Language is a reflection of the attitudes, behaviours and norms within a society. It also shapes people's attitudes as to what is 'normal' and acceptable.

Women play an active role in society, yet – all too often – we use language that ignores or minimises their contribution. Words matter in shaping our worldview. For example, the dominance of masculine words for general references can reflect assumptions about gender roles and influence readers [source].

This toolkit is an easy-to-use guide on how to use more gender-sensitive language. 

This toolkit is one of a series of documents produced by the European Institute for Gender Equality (EIGE) to raise awareness of gender-sensitive language. Other useful documents include a glossary to explain the meaning of key terms linked to gender equality and a thesaurus exploring the relationship between different terms, both accessible at EIGE's Gender Equality Glossary and Thesaurus.

Why use gender-sensitive language

In order to tackle gender inequality, we must look at the way we communicate. Using gender-sensitive language can:

  • Make it easier to see important differences between the needs of women and men;
  • Challenge unconscious assumptions people have about gender roles in society;
  • Lay the foundation for greater gender equality throughout society;
  • Raise awareness of how language affects our behaviour;
  • Make people more comfortable with expressing themselves and behaving in ways that were once not considered ‘typical’ of their gender.

Purpose of the toolkit and the intended audience

This toolkit provides guidelines for the use of gender-sensitive language in writing. Although it provides tips and examples for the English language, the underlying principles for gender-sensitive writing are universal and remain relevant when using other languages.

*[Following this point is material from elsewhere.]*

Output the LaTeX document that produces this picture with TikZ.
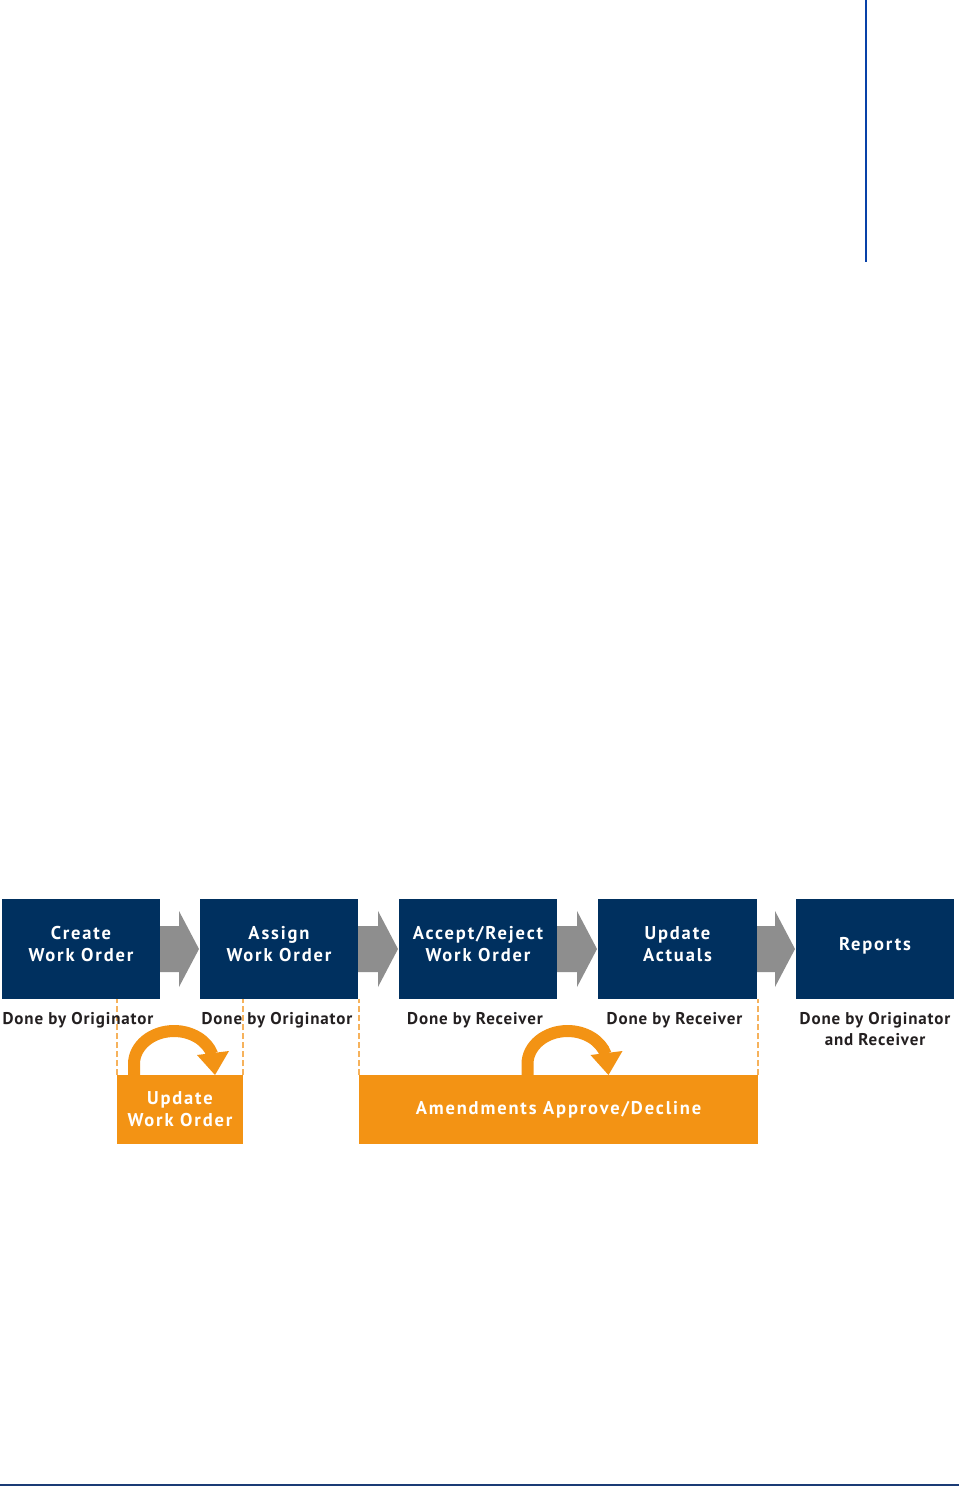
\documentclass[tikz,border=0pt]{standalone}
\usepackage{fontspec}
\setmainfont{PT Sans}
\newfontfamily\boxfont[LetterSpace=10]{PT Sans}
\newfontfamily\lblfont[LetterSpace=5]{PT Sans}
\usetikzlibrary{calc}
\definecolor{navy}{HTML}{00305F}
\definecolor{arrgray}{HTML}{8E8E8E}
\definecolor{orng}{HTML}{F39314}
\definecolor{dashorng}{HTML}{F6B25C}
\definecolor{vblue}{HTML}{0841A8}
\definecolor{bline}{HTML}{1A3B75}
\definecolor{lbltext}{HTML}{231F20}
\newcommand\flowarrow[2]{%
  \fill[arrgray] ($(#1.east)+(0,-23)$) -- ($(#2.west)+(-21,-23)$) -- ($(#2.west)+(-21,-38)$)
    -- ($(#2.west)+(-1,0)$) -- ($(#2.west)+(-21,38)$) -- ($(#2.west)+(-21,23)$)
    -- ($(#1.east)+(0,23)$) -- cycle;}
\newcommand\orangeloop[1]{%
  \draw[orng, line width=12pt, line cap=butt]
    (#1) -- ++(0,-11) arc[start angle=180, end angle=17, x radius=40pt, y radius=33pt];
  \fill[orng] ($(#1)+(63,-20)$) -- ($(#1)+(95,-24)$) -- ($(#1)+(81,0)$) -- cycle;}
\begin{document}
\begin{tikzpicture}[x=1pt,y=-1pt,
  navybox/.style={fill=navy, minimum width=158pt, minimum height=100pt,
    inner sep=0pt, outer sep=0pt},
  boxtext/.style={text=white, inner sep=0pt, align=center,
    font=\fontsize{18.5}{22}\selectfont\boxfont\bfseries},
  orngbox/.style={fill=orng, text=white, minimum height=69pt,
    inner sep=0pt, outer sep=0pt, align=center, font=\fontsize{18.5}{22}\selectfont\boxfont\bfseries},
  donelbl/.style={text=lbltext, inner sep=0pt, anchor=north, align=center,
    font=\fontsize{17}{21}\selectfont\lblfont\bfseries},
  dashline/.style={dashorng, line width=1.5pt, dash pattern=on 6pt off 3pt}]
\useasboundingbox (0,0) rectangle (959,1486);
\fill[white] (0,0) rectangle (959,1486);
% top vertical rule and bottom rule
\draw[vblue, line width=2pt] (866,0) -- (866,262);
\draw[bline, line width=2pt] (0,1485) -- (959,1485);

% process boxes
\node[navybox] (b1) at (81,949) {};
\node[navybox] (b2) at (279,949) {};
\node[navybox] (b3) at (478,949) {};
\node[navybox, minimum width=159pt] (b4) at (677.5,949) {};
\node[navybox] (b5) at (875,949) {};
\node[boxtext] (t1) at ([yshift=5pt]b1.center) {Create\\Work Order};
\node[boxtext] (t2) at ([yshift=5pt]b2.center) {Assign\\Work Order};
\node[boxtext] (t3) at ([yshift=5pt]b3.center) {Accept/Reject\\Work Order};
\node[boxtext] (t4) at ([yshift=5pt]b4.center) {Update\\Actuals};
\node[boxtext] (t5) at ([yshift=3pt]b5.center) {Reports};

\flowarrow{b1}{b2}
\flowarrow{b2}{b3}
\flowarrow{b3}{b4}
\flowarrow{b4}{b5}

% orange boxes
\node[orngbox, minimum width=126pt] (upd) at (180,1109.5) {Update\\Work Order};
\node[orngbox, minimum width=399pt] (amd) at (558.5,1109.5) {Amendments Approve/Decline};

% dashed guides
\draw[dashline] (upd.north west) -- (upd.north west |- b1.south);
\draw[dashline] (upd.north east) -- (upd.north east |- b2.south);
\draw[dashline] (amd.north west) -- (amd.north west |- b2.south);
\draw[dashline] (amd.north east) -- (amd.north east |- b4.south);

% done-by labels
\node[donelbl] (l1) at (78,1012) {Done by Originator};
\node[donelbl] (l2) at (277,1012) {Done by Originator};
\node[donelbl] (l3) at (475,1012) {Done by Receiver};
\node[donelbl] (l4) at (674.5,1012) {Done by Receiver};
\node[donelbl] (l5) at (875,1012) {Done by Originator\\and Receiver};

% loop arrows
\coordinate (u1) at (134,1075);
\coordinate (u2) at (527.5,1075);
\orangeloop{u1}
\orangeloop{u2}
\end{tikzpicture}
\end{document}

Key objectives of the toolkit

  • raise awareness about the importance of gender-sensitive
  • language;provide practical examples of what gender-biased and gender-discriminatory communication is and how to avoid it;
  • provide practical tools and advice for policymakers and all those involved in the drafting of documents for the public so that these texts are gender-sensitive and inclusive for all members of the society;
  • provide useful checklists and examples for users.

The toolkit can support a broad audience of international English speakers; however, it focusses on policymakers, policy advisors, legislators, media, writers and editors involved in the process of drafting policy.

While we acknowledge that language should aim to be inclusive and reflect all members of society by acknowledging concepts such as age, ethnicity or nationality, this particular toolkit focusses on the gender dimension of language.